▸ What the task asks: Below are entries. Reproduce exactly the lines between the line holding "Reproduce this chart with matplotlib." and the line holding "import matplotlib.pyplot as plt", inclusive, and only those.

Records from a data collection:
>>>

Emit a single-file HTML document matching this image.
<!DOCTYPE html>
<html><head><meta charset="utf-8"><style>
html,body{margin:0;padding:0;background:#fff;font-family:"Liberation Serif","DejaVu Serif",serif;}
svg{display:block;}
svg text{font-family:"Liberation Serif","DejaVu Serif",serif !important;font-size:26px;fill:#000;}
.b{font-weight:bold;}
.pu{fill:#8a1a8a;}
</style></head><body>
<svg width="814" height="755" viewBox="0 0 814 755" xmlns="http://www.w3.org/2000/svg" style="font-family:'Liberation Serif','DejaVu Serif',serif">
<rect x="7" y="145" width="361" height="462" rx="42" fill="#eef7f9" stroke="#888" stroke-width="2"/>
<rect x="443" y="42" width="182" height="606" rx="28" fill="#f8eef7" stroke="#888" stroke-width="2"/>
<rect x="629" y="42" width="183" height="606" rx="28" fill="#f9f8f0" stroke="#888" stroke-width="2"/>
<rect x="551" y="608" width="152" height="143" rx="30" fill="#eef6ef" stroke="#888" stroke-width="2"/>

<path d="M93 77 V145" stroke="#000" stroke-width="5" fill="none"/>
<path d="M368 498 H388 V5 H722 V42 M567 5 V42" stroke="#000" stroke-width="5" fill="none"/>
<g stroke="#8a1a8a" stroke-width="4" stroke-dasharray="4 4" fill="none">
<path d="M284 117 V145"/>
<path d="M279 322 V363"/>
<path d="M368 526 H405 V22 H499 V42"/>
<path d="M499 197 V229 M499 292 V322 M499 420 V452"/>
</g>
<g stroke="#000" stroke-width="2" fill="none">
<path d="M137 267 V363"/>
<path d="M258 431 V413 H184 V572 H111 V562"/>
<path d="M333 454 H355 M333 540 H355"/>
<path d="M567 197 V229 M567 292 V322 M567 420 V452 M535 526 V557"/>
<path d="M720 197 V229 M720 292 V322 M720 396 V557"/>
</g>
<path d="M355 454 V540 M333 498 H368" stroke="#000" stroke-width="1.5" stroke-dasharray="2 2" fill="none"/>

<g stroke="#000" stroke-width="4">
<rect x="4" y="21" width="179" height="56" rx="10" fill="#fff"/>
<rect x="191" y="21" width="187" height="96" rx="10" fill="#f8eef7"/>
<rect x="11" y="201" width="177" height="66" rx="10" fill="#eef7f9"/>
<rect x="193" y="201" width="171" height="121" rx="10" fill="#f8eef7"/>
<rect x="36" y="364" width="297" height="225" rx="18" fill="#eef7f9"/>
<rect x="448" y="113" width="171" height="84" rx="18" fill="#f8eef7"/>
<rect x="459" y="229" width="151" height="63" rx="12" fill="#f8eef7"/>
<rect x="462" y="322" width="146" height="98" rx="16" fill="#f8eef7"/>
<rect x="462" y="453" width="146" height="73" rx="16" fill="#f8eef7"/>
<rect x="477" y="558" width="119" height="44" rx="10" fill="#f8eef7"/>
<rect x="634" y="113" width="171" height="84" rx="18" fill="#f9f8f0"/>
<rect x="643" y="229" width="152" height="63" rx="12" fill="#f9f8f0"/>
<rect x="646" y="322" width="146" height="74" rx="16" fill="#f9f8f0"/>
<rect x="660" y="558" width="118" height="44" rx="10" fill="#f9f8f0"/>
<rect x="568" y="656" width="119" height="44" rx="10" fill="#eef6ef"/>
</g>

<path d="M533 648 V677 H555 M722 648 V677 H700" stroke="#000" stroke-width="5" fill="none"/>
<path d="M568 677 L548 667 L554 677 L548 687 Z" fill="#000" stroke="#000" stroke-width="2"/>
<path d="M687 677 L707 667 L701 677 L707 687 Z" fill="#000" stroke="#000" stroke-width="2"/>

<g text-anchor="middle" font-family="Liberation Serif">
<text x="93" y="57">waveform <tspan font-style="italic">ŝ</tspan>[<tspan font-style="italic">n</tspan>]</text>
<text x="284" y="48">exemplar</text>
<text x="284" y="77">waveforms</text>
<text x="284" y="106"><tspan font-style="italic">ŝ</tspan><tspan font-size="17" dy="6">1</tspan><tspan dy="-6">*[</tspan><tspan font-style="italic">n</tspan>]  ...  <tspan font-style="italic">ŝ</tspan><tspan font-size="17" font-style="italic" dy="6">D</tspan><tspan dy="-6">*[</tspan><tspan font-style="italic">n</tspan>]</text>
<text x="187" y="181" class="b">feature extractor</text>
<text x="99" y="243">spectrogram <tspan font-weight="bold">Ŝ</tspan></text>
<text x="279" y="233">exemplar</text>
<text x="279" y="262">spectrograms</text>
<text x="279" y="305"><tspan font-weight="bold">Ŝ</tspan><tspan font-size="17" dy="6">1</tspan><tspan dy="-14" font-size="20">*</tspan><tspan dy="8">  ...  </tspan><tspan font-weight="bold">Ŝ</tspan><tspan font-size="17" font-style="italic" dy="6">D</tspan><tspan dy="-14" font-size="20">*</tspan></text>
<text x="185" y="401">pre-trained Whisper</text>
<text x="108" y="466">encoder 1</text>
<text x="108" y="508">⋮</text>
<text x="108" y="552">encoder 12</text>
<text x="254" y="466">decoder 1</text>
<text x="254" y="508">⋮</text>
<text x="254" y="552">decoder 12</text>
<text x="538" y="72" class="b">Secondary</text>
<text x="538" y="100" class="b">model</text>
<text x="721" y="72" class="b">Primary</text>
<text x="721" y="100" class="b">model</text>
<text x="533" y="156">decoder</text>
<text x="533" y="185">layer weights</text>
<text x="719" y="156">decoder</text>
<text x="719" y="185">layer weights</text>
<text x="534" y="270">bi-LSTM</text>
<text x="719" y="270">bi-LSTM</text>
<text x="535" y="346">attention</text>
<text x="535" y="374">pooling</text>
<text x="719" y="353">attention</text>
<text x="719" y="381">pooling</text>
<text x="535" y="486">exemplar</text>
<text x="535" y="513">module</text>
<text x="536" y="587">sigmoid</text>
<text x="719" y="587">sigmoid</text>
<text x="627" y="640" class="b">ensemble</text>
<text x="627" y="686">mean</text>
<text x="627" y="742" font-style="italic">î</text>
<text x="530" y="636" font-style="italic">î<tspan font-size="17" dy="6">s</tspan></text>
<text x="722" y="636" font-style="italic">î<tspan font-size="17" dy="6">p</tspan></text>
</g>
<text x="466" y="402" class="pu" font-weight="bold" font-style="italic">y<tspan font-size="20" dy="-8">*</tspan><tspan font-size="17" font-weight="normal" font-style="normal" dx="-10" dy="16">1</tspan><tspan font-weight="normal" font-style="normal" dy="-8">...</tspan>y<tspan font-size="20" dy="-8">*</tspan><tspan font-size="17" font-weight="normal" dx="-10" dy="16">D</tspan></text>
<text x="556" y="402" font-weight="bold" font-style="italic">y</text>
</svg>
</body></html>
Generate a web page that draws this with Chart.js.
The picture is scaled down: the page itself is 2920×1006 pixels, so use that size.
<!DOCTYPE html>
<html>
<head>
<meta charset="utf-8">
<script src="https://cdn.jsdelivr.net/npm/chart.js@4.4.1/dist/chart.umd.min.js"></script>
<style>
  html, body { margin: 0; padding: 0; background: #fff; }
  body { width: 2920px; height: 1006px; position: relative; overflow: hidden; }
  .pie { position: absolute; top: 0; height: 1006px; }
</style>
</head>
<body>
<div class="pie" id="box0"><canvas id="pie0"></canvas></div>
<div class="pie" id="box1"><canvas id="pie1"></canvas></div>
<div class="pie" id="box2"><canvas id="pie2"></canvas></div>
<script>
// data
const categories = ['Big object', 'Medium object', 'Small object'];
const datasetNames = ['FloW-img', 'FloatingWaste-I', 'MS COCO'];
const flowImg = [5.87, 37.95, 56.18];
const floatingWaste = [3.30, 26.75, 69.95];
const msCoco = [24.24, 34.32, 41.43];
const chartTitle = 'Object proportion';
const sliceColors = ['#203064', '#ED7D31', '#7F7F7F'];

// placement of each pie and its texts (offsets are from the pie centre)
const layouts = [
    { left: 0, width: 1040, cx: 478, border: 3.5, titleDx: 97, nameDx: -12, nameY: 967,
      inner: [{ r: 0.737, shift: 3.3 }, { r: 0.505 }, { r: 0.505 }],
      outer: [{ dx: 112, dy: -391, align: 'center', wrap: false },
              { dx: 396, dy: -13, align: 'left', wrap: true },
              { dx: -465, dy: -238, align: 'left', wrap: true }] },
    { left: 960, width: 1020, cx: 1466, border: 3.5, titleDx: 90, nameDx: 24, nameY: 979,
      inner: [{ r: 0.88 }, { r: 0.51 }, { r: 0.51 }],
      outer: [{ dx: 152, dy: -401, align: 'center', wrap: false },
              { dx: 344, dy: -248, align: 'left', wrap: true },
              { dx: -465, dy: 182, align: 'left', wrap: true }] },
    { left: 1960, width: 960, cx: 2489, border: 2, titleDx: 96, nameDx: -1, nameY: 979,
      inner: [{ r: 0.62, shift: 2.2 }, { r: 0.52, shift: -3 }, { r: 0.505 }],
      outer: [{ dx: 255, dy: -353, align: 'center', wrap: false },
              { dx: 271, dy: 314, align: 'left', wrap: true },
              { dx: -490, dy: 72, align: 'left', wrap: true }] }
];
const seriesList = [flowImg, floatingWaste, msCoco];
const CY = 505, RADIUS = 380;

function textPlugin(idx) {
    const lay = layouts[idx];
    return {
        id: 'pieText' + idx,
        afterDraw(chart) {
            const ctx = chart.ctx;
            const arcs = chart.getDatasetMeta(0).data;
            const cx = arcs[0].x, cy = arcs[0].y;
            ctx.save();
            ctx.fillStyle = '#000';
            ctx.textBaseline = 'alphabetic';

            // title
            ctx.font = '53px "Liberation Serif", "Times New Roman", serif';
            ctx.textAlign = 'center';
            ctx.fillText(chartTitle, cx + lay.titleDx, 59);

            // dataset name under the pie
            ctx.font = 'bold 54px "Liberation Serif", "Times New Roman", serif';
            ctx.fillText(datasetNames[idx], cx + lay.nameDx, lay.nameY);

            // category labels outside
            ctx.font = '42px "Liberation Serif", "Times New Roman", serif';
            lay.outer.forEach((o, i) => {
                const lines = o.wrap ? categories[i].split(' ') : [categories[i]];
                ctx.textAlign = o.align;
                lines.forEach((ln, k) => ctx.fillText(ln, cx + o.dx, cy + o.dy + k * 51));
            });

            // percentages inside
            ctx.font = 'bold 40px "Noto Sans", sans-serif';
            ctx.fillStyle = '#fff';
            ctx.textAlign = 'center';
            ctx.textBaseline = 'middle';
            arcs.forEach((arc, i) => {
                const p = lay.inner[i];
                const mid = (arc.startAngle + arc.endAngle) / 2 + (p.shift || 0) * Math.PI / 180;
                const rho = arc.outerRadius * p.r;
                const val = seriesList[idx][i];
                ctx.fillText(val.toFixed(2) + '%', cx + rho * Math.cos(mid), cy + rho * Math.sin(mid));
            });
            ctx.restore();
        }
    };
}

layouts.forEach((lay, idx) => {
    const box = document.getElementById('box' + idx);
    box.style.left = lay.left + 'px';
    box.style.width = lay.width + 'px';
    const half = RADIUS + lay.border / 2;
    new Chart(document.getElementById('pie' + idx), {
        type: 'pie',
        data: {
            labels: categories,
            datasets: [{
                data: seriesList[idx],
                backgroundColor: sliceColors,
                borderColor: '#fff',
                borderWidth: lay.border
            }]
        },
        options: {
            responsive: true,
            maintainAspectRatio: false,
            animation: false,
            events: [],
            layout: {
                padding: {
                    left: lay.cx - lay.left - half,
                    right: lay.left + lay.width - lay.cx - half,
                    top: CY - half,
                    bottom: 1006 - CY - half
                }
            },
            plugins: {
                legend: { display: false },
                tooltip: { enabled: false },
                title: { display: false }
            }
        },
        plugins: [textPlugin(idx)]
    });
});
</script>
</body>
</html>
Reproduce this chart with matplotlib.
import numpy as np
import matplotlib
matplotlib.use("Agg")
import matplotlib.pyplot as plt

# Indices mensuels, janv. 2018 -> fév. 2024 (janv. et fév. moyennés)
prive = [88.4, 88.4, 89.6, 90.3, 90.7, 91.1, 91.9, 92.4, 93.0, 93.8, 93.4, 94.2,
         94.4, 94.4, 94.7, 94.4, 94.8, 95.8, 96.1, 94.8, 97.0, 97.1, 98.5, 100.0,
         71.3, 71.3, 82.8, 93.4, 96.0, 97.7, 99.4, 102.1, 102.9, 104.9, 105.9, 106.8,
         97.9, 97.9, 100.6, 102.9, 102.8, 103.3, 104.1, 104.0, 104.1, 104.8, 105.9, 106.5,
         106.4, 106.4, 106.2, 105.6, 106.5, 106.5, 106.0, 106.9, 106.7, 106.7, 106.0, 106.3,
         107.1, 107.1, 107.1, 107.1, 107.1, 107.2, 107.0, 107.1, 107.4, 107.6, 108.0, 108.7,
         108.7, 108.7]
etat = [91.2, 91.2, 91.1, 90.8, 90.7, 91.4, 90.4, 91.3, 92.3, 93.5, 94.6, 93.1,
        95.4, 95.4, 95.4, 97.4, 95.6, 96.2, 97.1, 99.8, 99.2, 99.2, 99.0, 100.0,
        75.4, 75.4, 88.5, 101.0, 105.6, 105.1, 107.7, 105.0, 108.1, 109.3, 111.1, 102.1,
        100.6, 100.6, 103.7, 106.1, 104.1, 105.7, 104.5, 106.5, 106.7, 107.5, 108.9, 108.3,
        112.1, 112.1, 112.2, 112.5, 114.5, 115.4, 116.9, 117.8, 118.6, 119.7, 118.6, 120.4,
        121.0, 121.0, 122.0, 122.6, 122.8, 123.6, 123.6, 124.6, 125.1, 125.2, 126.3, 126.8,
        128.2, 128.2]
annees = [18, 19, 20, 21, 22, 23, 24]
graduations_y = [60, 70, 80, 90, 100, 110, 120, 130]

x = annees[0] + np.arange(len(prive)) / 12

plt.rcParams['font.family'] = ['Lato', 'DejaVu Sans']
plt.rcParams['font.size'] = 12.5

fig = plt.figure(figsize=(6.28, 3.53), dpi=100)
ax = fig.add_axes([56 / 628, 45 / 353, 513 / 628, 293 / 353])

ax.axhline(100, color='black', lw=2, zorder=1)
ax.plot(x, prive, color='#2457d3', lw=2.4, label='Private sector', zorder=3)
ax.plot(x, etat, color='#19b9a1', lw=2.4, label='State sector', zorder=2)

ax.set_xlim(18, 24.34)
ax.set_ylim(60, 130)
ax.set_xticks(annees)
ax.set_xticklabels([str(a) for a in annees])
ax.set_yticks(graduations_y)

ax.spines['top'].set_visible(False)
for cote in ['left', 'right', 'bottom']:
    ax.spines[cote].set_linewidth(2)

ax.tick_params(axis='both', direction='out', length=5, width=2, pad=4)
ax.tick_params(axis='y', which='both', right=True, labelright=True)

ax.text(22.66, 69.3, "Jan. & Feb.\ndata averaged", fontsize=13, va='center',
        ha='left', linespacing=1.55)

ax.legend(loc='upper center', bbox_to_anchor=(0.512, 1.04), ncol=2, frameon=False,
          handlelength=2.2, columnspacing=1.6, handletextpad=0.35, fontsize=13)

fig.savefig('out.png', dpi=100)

<<<

▸ Exercise solution:
Reproduce this chart with matplotlib.
import numpy as np
import matplotlib
matplotlib.use("Agg")
import matplotlib.pyplot as plt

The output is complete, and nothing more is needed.